[Records from a data collection]
● ● ● ● ● ● ●

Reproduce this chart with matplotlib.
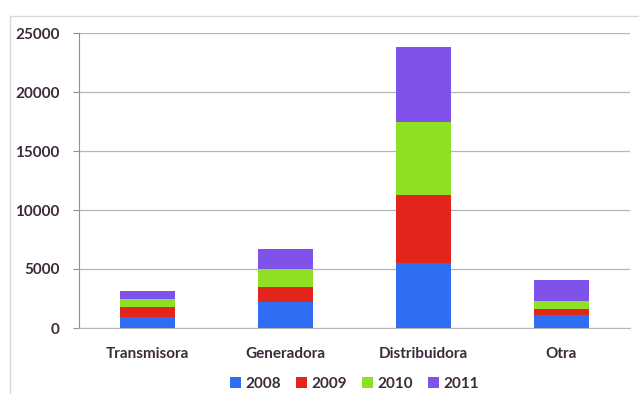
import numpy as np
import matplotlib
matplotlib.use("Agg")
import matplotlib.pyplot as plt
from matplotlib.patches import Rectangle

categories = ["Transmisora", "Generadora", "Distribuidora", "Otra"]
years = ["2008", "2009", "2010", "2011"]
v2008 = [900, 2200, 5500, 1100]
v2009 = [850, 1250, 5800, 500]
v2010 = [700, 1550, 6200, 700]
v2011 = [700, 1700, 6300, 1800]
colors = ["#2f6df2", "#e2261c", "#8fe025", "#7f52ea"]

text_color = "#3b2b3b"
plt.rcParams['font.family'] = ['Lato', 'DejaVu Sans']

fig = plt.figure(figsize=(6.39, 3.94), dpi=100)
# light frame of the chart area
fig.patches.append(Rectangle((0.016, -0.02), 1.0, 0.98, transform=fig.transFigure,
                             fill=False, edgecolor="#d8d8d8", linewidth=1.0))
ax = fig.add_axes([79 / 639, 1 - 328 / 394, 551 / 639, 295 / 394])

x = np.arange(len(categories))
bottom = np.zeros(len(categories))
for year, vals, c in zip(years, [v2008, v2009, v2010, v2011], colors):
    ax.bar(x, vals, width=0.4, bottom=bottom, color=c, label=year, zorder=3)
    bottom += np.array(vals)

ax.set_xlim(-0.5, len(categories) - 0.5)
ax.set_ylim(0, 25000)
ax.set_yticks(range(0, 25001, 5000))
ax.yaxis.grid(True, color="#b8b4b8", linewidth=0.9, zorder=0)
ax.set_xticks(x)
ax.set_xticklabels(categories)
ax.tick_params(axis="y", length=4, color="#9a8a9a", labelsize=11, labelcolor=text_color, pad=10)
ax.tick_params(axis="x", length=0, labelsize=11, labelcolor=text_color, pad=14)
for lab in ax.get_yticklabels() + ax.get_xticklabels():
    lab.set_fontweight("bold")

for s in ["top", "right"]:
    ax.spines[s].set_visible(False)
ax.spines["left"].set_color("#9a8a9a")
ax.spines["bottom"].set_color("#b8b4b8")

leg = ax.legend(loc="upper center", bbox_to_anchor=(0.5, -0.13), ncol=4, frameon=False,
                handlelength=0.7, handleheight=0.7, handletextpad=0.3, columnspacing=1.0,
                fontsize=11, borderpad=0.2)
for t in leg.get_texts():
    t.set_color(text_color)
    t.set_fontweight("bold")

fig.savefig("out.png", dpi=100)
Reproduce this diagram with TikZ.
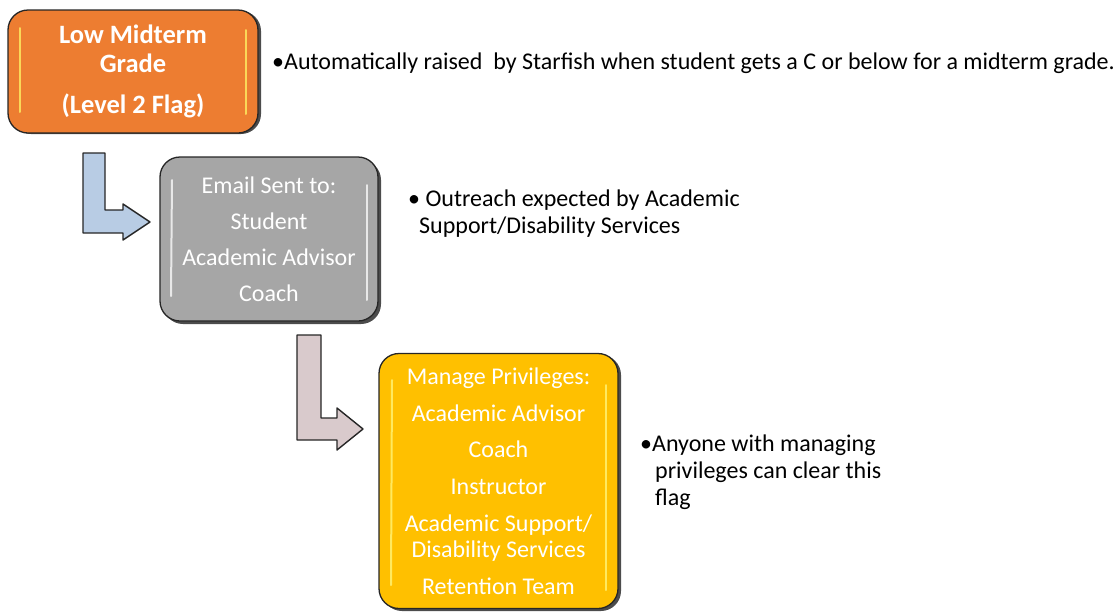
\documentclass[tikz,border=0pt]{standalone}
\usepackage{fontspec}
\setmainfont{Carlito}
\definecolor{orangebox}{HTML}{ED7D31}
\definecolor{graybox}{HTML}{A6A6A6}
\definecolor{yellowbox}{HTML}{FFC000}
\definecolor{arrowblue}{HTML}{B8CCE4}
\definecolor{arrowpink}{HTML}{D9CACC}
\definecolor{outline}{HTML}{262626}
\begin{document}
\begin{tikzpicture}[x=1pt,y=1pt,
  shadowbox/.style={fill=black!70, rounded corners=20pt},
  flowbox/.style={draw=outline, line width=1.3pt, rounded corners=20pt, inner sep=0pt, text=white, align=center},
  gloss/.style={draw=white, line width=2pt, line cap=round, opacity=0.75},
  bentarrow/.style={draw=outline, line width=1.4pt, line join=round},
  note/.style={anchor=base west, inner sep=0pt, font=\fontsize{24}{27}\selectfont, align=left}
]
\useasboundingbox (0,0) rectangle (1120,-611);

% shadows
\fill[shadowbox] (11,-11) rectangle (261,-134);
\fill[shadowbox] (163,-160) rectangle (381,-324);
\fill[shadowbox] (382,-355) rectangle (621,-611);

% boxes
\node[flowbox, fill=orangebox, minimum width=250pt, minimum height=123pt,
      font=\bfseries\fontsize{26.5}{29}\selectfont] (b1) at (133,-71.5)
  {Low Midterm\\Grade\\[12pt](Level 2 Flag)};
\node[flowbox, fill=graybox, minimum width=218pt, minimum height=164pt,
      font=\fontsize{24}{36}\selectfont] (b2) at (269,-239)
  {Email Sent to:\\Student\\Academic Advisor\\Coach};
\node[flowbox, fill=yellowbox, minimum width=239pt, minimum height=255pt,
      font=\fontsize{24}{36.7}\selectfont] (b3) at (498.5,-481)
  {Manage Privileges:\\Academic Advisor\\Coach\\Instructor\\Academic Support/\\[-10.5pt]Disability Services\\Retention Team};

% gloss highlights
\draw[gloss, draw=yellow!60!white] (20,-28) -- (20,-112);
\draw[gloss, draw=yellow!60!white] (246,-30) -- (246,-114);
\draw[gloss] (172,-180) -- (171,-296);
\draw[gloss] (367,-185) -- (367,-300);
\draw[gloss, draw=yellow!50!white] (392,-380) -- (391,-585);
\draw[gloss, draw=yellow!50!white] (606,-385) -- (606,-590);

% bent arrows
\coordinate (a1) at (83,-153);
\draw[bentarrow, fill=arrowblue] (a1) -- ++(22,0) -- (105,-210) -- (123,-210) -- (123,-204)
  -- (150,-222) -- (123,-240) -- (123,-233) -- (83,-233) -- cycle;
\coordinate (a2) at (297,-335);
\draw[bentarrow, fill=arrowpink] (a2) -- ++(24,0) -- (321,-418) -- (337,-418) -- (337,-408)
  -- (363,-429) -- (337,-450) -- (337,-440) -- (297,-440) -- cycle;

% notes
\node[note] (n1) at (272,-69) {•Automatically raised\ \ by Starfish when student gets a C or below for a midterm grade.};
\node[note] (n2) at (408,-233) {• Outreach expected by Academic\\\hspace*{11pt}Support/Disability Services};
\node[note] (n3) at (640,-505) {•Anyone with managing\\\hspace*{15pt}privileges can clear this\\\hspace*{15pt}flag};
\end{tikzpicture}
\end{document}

● ● ● ● ● ● ●

• _Exercise prompt_: The data above needs to be retyped exactly, with the images left out.

• _Complete answer_:
Reproduce this chart with matplotlib.
import numpy as np
import matplotlib
matplotlib.use("Agg")
import matplotlib.pyplot as plt
from matplotlib.patches import Rectangle

categories = ["Transmisora", "Generadora", "Distribuidora", "Otra"]
years = ["2008", "2009", "2010", "2011"]
v2008 = [900, 2200, 5500, 1100]
v2009 = [850, 1250, 5800, 500]
v2010 = [700, 1550, 6200, 700]
v2011 = [700, 1700, 6300, 1800]
colors = ["#2f6df2", "#e2261c", "#8fe025", "#7f52ea"]

text_color = "#3b2b3b"
plt.rcParams['font.family'] = ['Lato', 'DejaVu Sans']

fig = plt.figure(figsize=(6.39, 3.94), dpi=100)
# light frame of the chart area
fig.patches.append(Rectangle((0.016, -0.02), 1.0, 0.98, transform=fig.transFigure,
                             fill=False, edgecolor="#d8d8d8", linewidth=1.0))
ax = fig.add_axes([79 / 639, 1 - 328 / 394, 551 / 639, 295 / 394])

x = np.arange(len(categories))
bottom = np.zeros(len(categories))
for year, vals, c in zip(years, [v2008, v2009, v2010, v2011], colors):
    ax.bar(x, vals, width=0.4, bottom=bottom, color=c, label=year, zorder=3)
    bottom += np.array(vals)

ax.set_xlim(-0.5, len(categories) - 0.5)
ax.set_ylim(0, 25000)
ax.set_yticks(range(0, 25001, 5000))
ax.yaxis.grid(True, color="#b8b4b8", linewidth=0.9, zorder=0)
ax.set_xticks(x)
ax.set_xticklabels(categories)
ax.tick_params(axis="y", length=4, color="#9a8a9a", labelsize=11, labelcolor=text_color, pad=10)
ax.tick_params(axis="x", length=0, labelsize=11, labelcolor=text_color, pad=14)
for lab in ax.get_yticklabels() + ax.get_xticklabels():
    lab.set_fontweight("bold")

for s in ["top", "right"]:
    ax.spines[s].set_visible(False)
ax.spines["left"].set_color("#9a8a9a")
ax.spines["bottom"].set_color("#b8b4b8")

leg = ax.legend(loc="upper center", bbox_to_anchor=(0.5, -0.13), ncol=4, frameon=False,
                handlelength=0.7, handleheight=0.7, handletextpad=0.3, columnspacing=1.0,
                fontsize=11, borderpad=0.2)
for t in leg.get_texts():
    t.set_color(text_color)
    t.set_fontweight("bold")

fig.savefig("out.png", dpi=100)
Reproduce this diagram with TikZ.
\documentclass[tikz,border=0pt]{standalone}
\usepackage{fontspec}
\setmainfont{Carlito}
\definecolor{orangebox}{HTML}{ED7D31}
\definecolor{graybox}{HTML}{A6A6A6}
\definecolor{yellowbox}{HTML}{FFC000}
\definecolor{arrowblue}{HTML}{B8CCE4}
\definecolor{arrowpink}{HTML}{D9CACC}
\definecolor{outline}{HTML}{262626}
\begin{document}
\begin{tikzpicture}[x=1pt,y=1pt,
  shadowbox/.style={fill=black!70, rounded corners=20pt},
  flowbox/.style={draw=outline, line width=1.3pt, rounded corners=20pt, inner sep=0pt, text=white, align=center},
  gloss/.style={draw=white, line width=2pt, line cap=round, opacity=0.75},
  bentarrow/.style={draw=outline, line width=1.4pt, line join=round},
  note/.style={anchor=base west, inner sep=0pt, font=\fontsize{24}{27}\selectfont, align=left}
]
\useasboundingbox (0,0) rectangle (1120,-611);

% shadows
\fill[shadowbox] (11,-11) rectangle (261,-134);
\fill[shadowbox] (163,-160) rectangle (381,-324);
\fill[shadowbox] (382,-355) rectangle (621,-611);

% boxes
\node[flowbox, fill=orangebox, minimum width=250pt, minimum height=123pt,
      font=\bfseries\fontsize{26.5}{29}\selectfont] (b1) at (133,-71.5)
  {Low Midterm\\Grade\\[12pt](Level 2 Flag)};
\node[flowbox, fill=graybox, minimum width=218pt, minimum height=164pt,
      font=\fontsize{24}{36}\selectfont] (b2) at (269,-239)
  {Email Sent to:\\Student\\Academic Advisor\\Coach};
\node[flowbox, fill=yellowbox, minimum width=239pt, minimum height=255pt,
      font=\fontsize{24}{36.7}\selectfont] (b3) at (498.5,-481)
  {Manage Privileges:\\Academic Advisor\\Coach\\Instructor\\Academic Support/\\[-10.5pt]Disability Services\\Retention Team};

% gloss highlights
\draw[gloss, draw=yellow!60!white] (20,-28) -- (20,-112);
\draw[gloss, draw=yellow!60!white] (246,-30) -- (246,-114);
\draw[gloss] (172,-180) -- (171,-296);
\draw[gloss] (367,-185) -- (367,-300);
\draw[gloss, draw=yellow!50!white] (392,-380) -- (391,-585);
\draw[gloss, draw=yellow!50!white] (606,-385) -- (606,-590);

% bent arrows
\coordinate (a1) at (83,-153);
\draw[bentarrow, fill=arrowblue] (a1) -- ++(22,0) -- (105,-210) -- (123,-210) -- (123,-204)
  -- (150,-222) -- (123,-240) -- (123,-233) -- (83,-233) -- cycle;
\coordinate (a2) at (297,-335);
\draw[bentarrow, fill=arrowpink] (a2) -- ++(24,0) -- (321,-418) -- (337,-418) -- (337,-408)
  -- (363,-429) -- (337,-450) -- (337,-440) -- (297,-440) -- cycle;

% notes
\node[note] (n1) at (272,-69) {•Automatically raised\ \ by Starfish when student gets a C or below for a midterm grade.};
\node[note] (n2) at (408,-233) {• Outreach expected by Academic\\\hspace*{11pt}Support/Disability Services};
\node[note] (n3) at (640,-505) {•Anyone with managing\\\hspace*{15pt}privileges can clear this\\\hspace*{15pt}flag};
\end{tikzpicture}
\end{document}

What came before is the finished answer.